In Seattle, we’ve been grateful for the visit of Cathy Breen. The words of Iraqis she quotes from her trip there late last year have moved many. We collected $1,000 in donations to help support her as she plans to return to Iraq to continue to bear witness and to aid Iraqi refugees in Syria and Jordan. See tinyurl.com/CathyOnIraq for her writings and also tinyurl.com/CathyInterview for an interview with her.
Meanwhile in Switzerland, the Geneva International Centre for Justice has held a Conference on “Accountability and Justice for Iraq: the 10th commemoration of the invasion and occupation of Iraq – How much can a people take?” Presently on the home page at gicj.org there is a photo of a panel with Hans von Sponeck’s familiar face and a lead article by him, “Iraq and the Betrayal of a People – Impunity Forever?” This should give us all heart that others in the world are paying attention to what U.S. policies have done to the Iraqi people, despite the relative silence here.
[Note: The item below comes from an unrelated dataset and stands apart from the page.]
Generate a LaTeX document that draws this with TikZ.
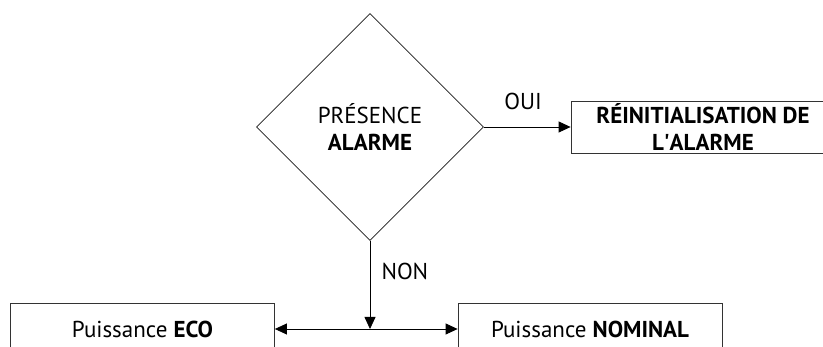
\documentclass[tikz,border=0pt]{standalone}
\usepackage{fontspec}
\setmainfont{PT Sans}
\usetikzlibrary{shapes.geometric,arrows.meta}
\tikzset{
  boite/.style={draw=black!80,line width=0.8pt,minimum width=264pt,minimum height=52pt,inner sep=0pt,align=center},
  test/.style={draw=black!90,line width=0.8pt,diamond,minimum size=227pt,inner sep=0pt,align=center},
}
\begin{document}
\begin{tikzpicture}[x=1pt,y=-1pt,>={Triangle[length=12pt,width=11pt]},font=\fontsize{23}{27}\selectfont]
\clip (0,0) rectangle (823,347);
\node[test] (alarme) at (370,127) {PRÉSENCE\\\textbf{ALARME}};
\node[boite] (reinit) at (703,127) {\textbf{RÉINITIALISATION DE}\\\textbf{L\textquotesingle ALARME}};
\node[boite] (eco) at (142.5,329) {Puissance \textbf{ECO}};
\node[boite] (nominal) at (590,329) {Puissance \textbf{NOMINAL}};
\coordinate (j) at (370,329);

\draw[->,line width=0.8pt] (alarme.east) -- (reinit.west);
\node (oui) at (523,101) {OUI};
\draw[->,line width=0.8pt] (alarme.south) -- (j);
\node[anchor=west] (non) at (378,271) {NON};
\draw[<->,line width=0.8pt] (eco.east) -- (nominal.west);
\end{tikzpicture}
\end{document}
I’ve been reading several books about WWI. I’d like to end with this quote from Bertrand Russell’s book Justice in War-Time (1916). He is speaking about his government’s tendency to avoid difficult truths during WWI; it’s as relevant to our government’s policies today: “No good cause is served by the suppression of truth; and those among us who show fear of truth are doing a greater disservice to the national cause than can be done by fearlessly proclaiming the most damaging facts.”